S&Ds: "New banking rules will contribute to fighting tax evasion"


S&D Euro MPs today backed new rules for banks and investment firms – the so-called 'Basel III agreement' – to arm the sector against future crises.
Said S&D Euro MP and negotiator Udo Bullmann following the vote:
"I am very proud of the outcome of the negotiations with EU governments. This is the most committed reform of the banking sector since the crisis. And it would not have been possible without the Parliament's fierce resistance to the banking lobby.
"We have made considerable improvements to the original proposals on strengthening the banking sector in Europe as well as ensuring banks serve the real economy.
"As S&D Group negotiator, I fought hard to get requirements on transparency included. These are necessary measures if we want to be serious about tax evasion and fraud.

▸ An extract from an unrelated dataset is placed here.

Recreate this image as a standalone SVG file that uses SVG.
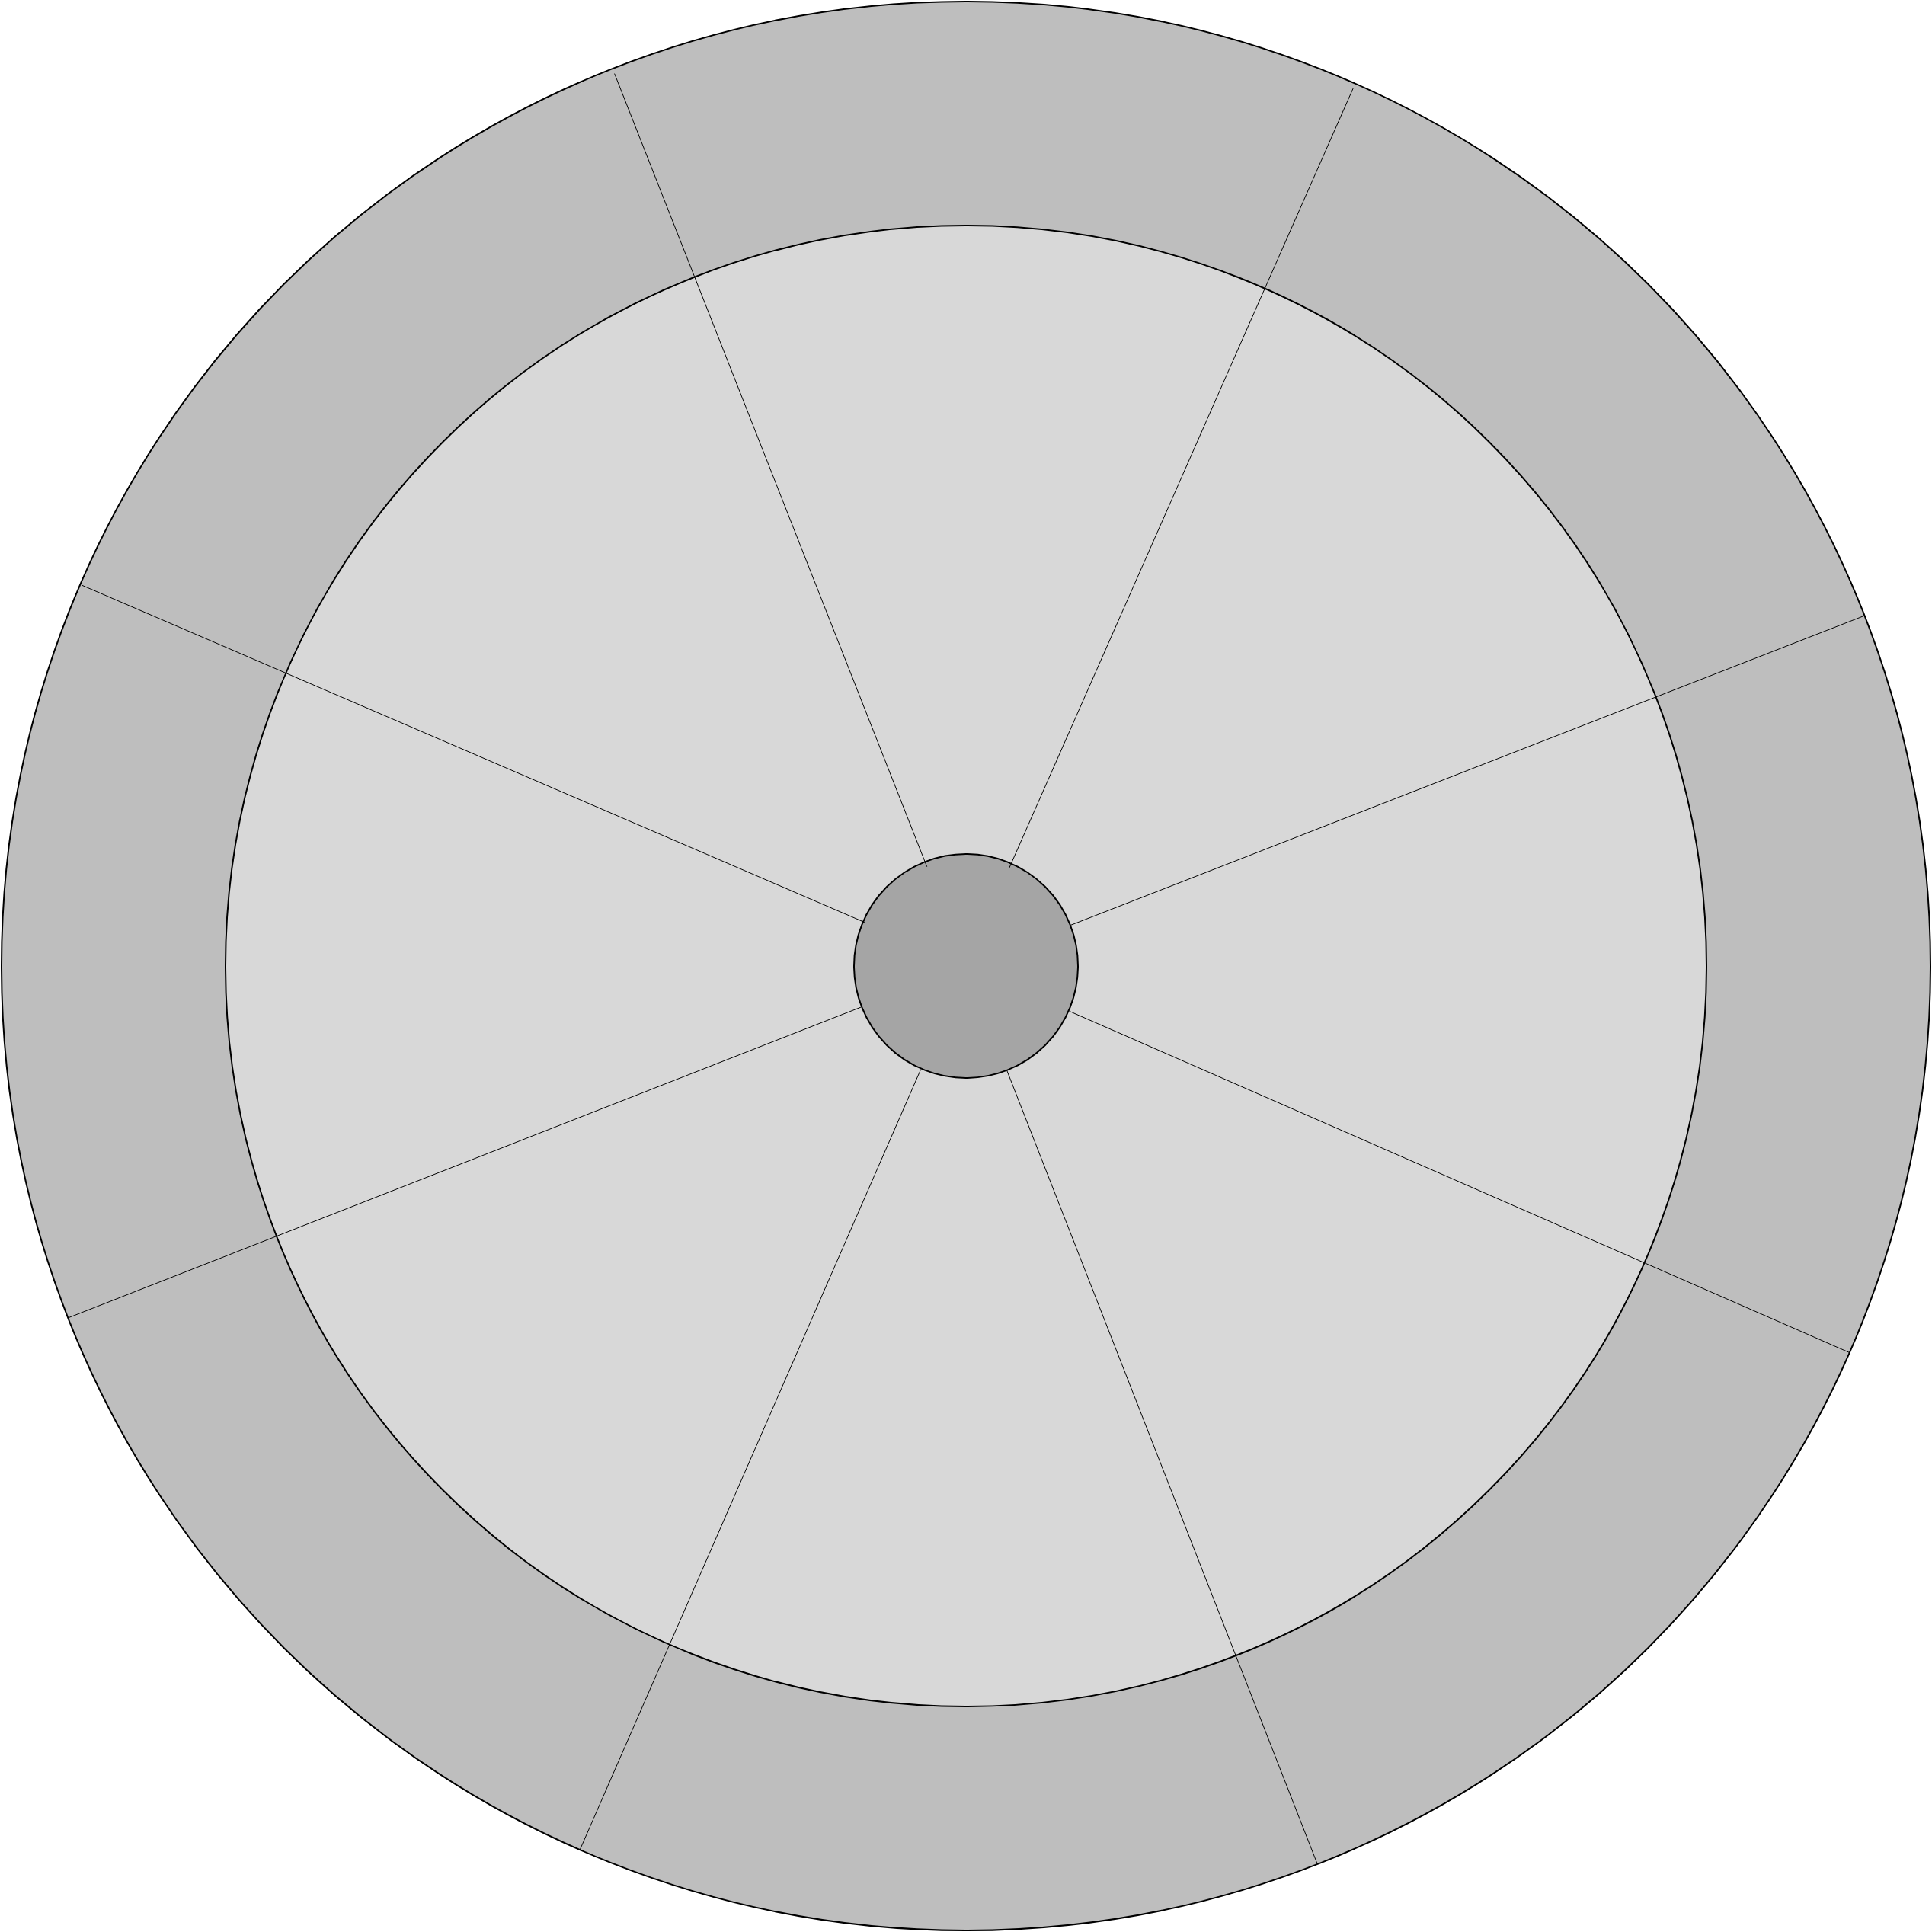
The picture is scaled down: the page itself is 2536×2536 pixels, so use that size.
<svg xmlns="http://www.w3.org/2000/svg" width="2536" height="2536" viewBox="0 0 2536 2536">
<style>
.ring{stroke:#000;stroke-width:2}
.spoke{stroke:#000;stroke-width:1;fill:none}
</style>
<rect width="2536" height="2536" fill="#fff"/>
<g id="outer"><circle class="ring" cx="1268" cy="1268" r="1266" fill="#bebebe"/></g>
<g id="inner"><circle class="ring" cx="1268" cy="1268" r="972" fill="#d8d8d8"/></g>
<g id="hub"><circle class="ring" cx="1268" cy="1268" r="147" fill="#a5a5a5"/></g>
<g id="spokes">
<line class="spoke" x1="1403.6" y1="1327.3" x2="2427.8" y2="1775.5"/>
<line class="spoke" x1="1321.6" y1="1404.9" x2="1729.3" y2="2447.0"/>
<line class="spoke" x1="1208.7" y1="1403.6" x2="761.2" y2="2428.1"/>
<line class="spoke" x1="1130.2" y1="1322.0" x2="89.3" y2="1729.9"/>
<line class="spoke" x1="1134.8" y1="1210.6" x2="108.0" y2="768.4"/>
<line class="spoke" x1="1216.7" y1="1137.7" x2="806.6" y2="96.6"/>
<line class="spoke" x1="1324.5" y1="1139.9" x2="1776.1" y2="116.1"/>
<line class="spoke" x1="1405.9" y1="1214.2" x2="2447.5" y2="808.1"/>
</g>
</svg>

"By January 2015, all banks will have to disclose key information about profit and loss before tax, subsidiaries, tax on profit or loss, turnover, number of employees and public subsidies received.
"On behalf of the S&D Group I also pushed to cap bonuses for bankers. Bankers' bonuses will generally be capped at the level of base salaries, putting an end to irresponsible risky behaviour from bankers.

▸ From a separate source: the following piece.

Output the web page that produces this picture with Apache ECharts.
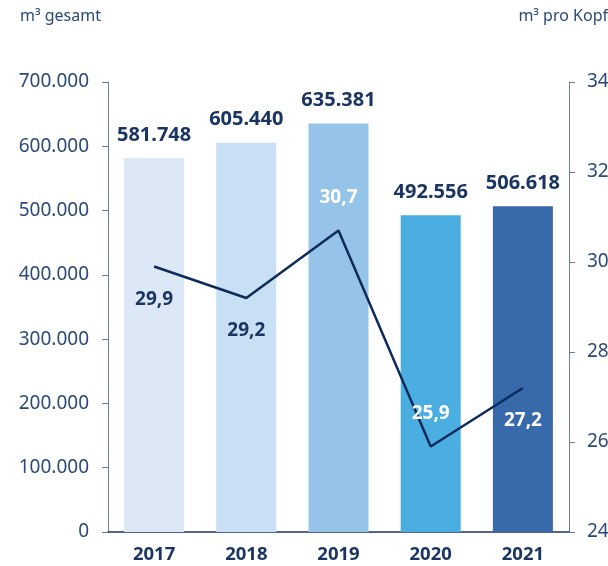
<!DOCTYPE html>
<html lang="de">
<head>
<meta charset="UTF-8">
<title>Wasserverbrauch</title>
<script src="https://cdn.jsdelivr.net/npm/echarts@6/dist/echarts.min.js"></script>
<style>
  html, body { margin: 0; padding: 0; background: #fff; }
  #chart { width: 608px; height: 566px; }
</style>
</head>
<body>
<div id="chart"></div>
<script>
var years = ['2017', '2018', '2019', '2020', '2021'];
var gesamt = [581748, 605440, 635381, 492556, 506618];
var proKopf = [29.9, 29.2, 30.7, 25.9, 27.2];
var barColors = ['#dce8f6', '#c9dff3', '#96c4e9', '#4aaee0', '#3869aa'];
// label placement of the line values (below / above the point, white on dark bars)
var lineLabelPos = ['bottom', 'bottom', 'top', 'top', 'bottom'];
var lineLabelColor = ['#1b3563', '#1b3563', '#ffffff', '#ffffff', '#ffffff'];

var navy = '#1b3563';
var axisGrey = '#6d7f9e';
var font = 'Noto Sans';

function dotted(v) {
    return String(v).replace(/\B(?=(\d{3})+(?!\d))/g, '.');
}

var chart = echarts.init(document.getElementById('chart'));
chart.setOption({
    animation: false,
    textStyle: { fontFamily: font },
    grid: { left: 108, right: 39, top: 82, bottom: 34, outerBoundsMode: 'none' },
    graphic: [
        { type: 'text', left: 20, top: 8, style: { text: 'm³ gesamt', fill: '#2b4a78', font: '16px Noto Sans' } },
        { type: 'text', right: 0, top: 8, style: { text: 'm³ pro Kopf', fill: '#2b4a78', font: '16px Noto Sans' } }
    ],
    xAxis: {
        type: 'category',
        data: years,
        axisLine: { lineStyle: { color: navy, width: 1.5 } },
        axisTick: { show: false },
        axisLabel: { color: navy, fontSize: 18.5, fontWeight: 'bold', margin: 13 }
    },
    yAxis: [{
        type: 'value',
        min: 0, max: 700000, interval: 100000,
        splitLine: { show: false },
        axisLine: { show: true, lineStyle: { color: axisGrey } },
        axisTick: { show: true, length: 6, lineStyle: { color: axisGrey } },
        axisLabel: { color: '#2b4a78', fontSize: 19, margin: 19, formatter: dotted }
    }, {
        type: 'value',
        min: 24, max: 34, interval: 2,
        splitLine: { show: false },
        axisLine: { show: true, lineStyle: { color: axisGrey } },
        axisTick: { show: true, length: 6, lineStyle: { color: axisGrey } },
        axisLabel: { color: '#2b4a78', fontSize: 19, margin: 18 }
    }],
    series: [{
        type: 'bar',
        barWidth: 60,
        data: gesamt.map(function (v, i) {
            return { value: v, itemStyle: { color: barColors[i] } };
        }),
        label: {
            show: true, position: 'top', distance: 13,
            color: navy, fontSize: 20, fontWeight: 'bold',
            formatter: function (p) { return dotted(p.value); }
        }
    }, {
        type: 'line',
        yAxisIndex: 1,
        symbol: 'circle',
        symbolSize: 1,
        itemStyle: { color: 'rgba(0,0,0,0)', borderWidth: 0 },
        lineStyle: { color: '#0d2b5a', width: 2.5 },
        z: 3,
        data: proKopf.map(function (v, i) {
            return {
                value: v,
                label: {
                    show: true, position: lineLabelPos[i], distance: 23,
                    color: lineLabelColor[i], fontSize: 19, fontWeight: 'bold',
                    formatter: function (p) { return String(p.value).replace('.', ','); }
                }
            };
        })
    }]
});
</script>
</body>
</html>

"These new rules for banks are a huge step forward in making the banks stronger and more responsible in case of crises. But the EU must do much more in the long run.
"The S&D Group is calling for a comprehensive banking union which includes a system of resolution in case of bank failure. We also want the separation of investment and retail banking to protect savers' deposits from excessive risk-taking.
"This Parliament will make sure future legislation on shadow banking, hedge funds and credit rating agencies is sound and works in the interests of citizens."